**THE REQUEST**
Leaving out all pictures, please print only the lines from the one containing "Generate a LaTeX" through the one containing "and the environment".

**DATA SECTION**

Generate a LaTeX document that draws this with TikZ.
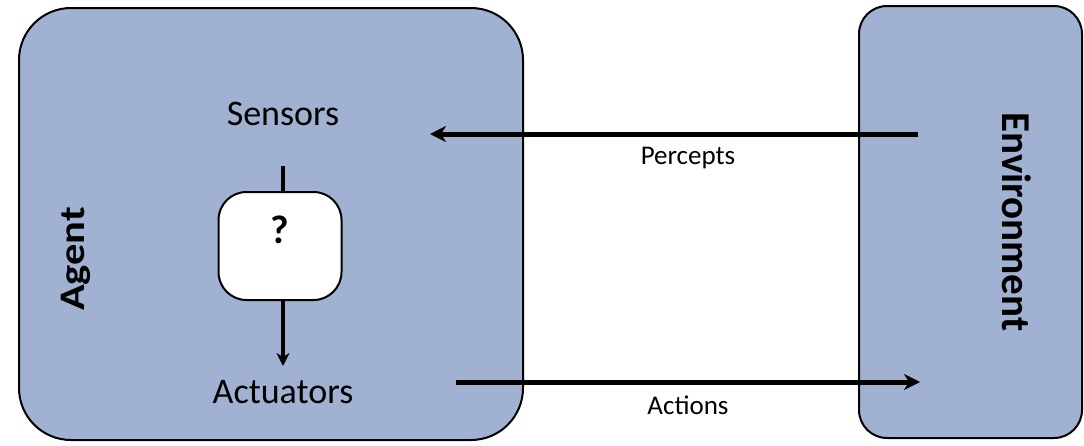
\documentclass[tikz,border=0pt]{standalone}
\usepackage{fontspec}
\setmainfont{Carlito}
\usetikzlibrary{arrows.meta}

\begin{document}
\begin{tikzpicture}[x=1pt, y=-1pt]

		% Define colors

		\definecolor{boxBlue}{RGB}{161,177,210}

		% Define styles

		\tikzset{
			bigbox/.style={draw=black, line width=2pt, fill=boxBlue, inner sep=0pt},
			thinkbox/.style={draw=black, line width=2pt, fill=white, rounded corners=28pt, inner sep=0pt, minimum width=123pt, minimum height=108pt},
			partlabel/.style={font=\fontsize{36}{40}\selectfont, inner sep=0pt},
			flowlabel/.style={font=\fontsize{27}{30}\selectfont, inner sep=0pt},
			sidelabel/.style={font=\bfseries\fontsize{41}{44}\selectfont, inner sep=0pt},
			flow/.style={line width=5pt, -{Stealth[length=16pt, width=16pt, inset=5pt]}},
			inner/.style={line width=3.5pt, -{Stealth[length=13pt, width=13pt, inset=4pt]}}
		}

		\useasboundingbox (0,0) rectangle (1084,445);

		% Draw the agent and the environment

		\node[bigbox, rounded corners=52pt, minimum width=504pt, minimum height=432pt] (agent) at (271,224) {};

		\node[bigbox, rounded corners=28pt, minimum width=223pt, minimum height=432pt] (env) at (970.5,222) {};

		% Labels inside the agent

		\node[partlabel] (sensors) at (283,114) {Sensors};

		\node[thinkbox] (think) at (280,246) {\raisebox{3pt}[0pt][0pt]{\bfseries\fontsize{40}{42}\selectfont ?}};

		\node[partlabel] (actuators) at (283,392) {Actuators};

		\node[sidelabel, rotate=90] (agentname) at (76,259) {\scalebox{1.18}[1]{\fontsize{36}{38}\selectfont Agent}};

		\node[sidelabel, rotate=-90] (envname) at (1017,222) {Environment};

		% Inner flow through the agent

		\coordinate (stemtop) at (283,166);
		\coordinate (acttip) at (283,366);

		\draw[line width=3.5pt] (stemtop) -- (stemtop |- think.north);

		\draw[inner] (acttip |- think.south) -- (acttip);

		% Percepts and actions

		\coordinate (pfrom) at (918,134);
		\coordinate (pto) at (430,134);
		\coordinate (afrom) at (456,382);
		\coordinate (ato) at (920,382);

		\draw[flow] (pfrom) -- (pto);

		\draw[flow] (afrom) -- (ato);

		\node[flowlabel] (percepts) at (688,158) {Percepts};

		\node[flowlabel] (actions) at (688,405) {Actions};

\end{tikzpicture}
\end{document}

---

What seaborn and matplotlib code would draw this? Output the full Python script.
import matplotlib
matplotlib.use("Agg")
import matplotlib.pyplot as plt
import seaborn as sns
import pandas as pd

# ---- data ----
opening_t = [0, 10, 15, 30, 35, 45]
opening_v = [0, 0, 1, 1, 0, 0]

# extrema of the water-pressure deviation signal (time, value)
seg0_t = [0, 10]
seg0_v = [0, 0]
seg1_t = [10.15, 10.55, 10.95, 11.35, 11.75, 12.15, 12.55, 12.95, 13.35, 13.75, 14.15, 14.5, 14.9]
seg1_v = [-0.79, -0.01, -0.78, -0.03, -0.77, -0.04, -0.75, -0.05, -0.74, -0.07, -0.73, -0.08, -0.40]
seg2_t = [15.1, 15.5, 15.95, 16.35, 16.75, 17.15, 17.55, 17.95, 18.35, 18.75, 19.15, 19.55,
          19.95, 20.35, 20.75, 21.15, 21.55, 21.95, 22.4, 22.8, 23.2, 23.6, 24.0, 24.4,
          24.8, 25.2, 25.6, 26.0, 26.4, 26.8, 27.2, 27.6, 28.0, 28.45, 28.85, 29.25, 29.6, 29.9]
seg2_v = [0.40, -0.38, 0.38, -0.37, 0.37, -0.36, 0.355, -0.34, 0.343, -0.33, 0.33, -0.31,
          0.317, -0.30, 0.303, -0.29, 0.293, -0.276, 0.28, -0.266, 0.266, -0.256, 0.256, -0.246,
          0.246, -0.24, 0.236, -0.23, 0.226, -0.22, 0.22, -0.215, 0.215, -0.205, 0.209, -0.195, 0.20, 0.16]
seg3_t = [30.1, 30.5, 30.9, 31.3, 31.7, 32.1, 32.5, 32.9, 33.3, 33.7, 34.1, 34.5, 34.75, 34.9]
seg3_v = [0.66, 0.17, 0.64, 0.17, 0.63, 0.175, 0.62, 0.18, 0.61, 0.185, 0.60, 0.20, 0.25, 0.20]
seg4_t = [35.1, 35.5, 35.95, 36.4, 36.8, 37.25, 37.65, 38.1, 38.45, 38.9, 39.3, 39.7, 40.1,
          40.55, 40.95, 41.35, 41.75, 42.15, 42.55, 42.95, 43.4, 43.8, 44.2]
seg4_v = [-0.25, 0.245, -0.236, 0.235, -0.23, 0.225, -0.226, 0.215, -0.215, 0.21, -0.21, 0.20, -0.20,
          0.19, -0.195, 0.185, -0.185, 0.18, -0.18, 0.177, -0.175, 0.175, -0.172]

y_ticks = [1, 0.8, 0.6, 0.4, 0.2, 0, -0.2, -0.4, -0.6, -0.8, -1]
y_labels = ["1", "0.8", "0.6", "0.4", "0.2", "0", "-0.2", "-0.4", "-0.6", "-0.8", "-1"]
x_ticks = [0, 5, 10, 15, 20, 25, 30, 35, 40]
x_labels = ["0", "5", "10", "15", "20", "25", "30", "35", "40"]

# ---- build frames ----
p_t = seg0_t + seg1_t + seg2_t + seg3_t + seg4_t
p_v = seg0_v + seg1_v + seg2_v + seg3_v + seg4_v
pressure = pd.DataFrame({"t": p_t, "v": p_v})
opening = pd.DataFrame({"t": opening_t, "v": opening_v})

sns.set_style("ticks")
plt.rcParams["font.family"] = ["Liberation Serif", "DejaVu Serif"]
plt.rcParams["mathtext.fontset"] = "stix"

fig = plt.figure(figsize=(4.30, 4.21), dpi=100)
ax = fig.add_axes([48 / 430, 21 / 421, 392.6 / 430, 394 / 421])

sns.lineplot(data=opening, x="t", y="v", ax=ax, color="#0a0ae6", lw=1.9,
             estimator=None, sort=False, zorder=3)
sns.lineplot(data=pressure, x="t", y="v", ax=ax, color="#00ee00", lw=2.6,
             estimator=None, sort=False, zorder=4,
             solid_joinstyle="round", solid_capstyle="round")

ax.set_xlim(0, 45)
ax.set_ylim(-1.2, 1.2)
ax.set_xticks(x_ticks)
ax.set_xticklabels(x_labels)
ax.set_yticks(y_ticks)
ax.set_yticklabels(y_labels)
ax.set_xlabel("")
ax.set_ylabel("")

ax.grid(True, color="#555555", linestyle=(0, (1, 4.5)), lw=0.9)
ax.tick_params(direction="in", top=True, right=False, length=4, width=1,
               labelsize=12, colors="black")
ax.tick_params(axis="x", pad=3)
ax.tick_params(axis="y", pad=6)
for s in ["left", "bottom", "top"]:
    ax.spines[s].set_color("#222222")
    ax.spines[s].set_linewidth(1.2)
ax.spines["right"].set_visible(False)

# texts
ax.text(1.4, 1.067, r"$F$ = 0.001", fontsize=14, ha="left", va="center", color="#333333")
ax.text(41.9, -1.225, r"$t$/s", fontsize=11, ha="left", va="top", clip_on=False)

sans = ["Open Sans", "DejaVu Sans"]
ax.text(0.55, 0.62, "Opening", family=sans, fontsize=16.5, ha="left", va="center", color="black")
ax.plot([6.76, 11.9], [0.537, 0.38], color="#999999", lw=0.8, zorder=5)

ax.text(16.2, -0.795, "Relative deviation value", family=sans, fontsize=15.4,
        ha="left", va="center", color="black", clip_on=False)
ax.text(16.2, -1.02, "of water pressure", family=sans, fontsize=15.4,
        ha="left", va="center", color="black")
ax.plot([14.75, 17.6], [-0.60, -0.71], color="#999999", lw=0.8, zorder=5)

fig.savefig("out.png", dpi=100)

**WRITTEN ANSWER**
Generate a LaTeX document that draws this with TikZ.
\documentclass[tikz,border=0pt]{standalone}
\usepackage{fontspec}
\setmainfont{Carlito}
\usetikzlibrary{arrows.meta}

\begin{document}
\begin{tikzpicture}[x=1pt, y=-1pt]

		% Define colors

		\definecolor{boxBlue}{RGB}{161,177,210}

		% Define styles

		\tikzset{
			bigbox/.style={draw=black, line width=2pt, fill=boxBlue, inner sep=0pt},
			thinkbox/.style={draw=black, line width=2pt, fill=white, rounded corners=28pt, inner sep=0pt, minimum width=123pt, minimum height=108pt},
			partlabel/.style={font=\fontsize{36}{40}\selectfont, inner sep=0pt},
			flowlabel/.style={font=\fontsize{27}{30}\selectfont, inner sep=0pt},
			sidelabel/.style={font=\bfseries\fontsize{41}{44}\selectfont, inner sep=0pt},
			flow/.style={line width=5pt, -{Stealth[length=16pt, width=16pt, inset=5pt]}},
			inner/.style={line width=3.5pt, -{Stealth[length=13pt, width=13pt, inset=4pt]}}
		}

		\useasboundingbox (0,0) rectangle (1084,445);

		% Draw the agent and the environment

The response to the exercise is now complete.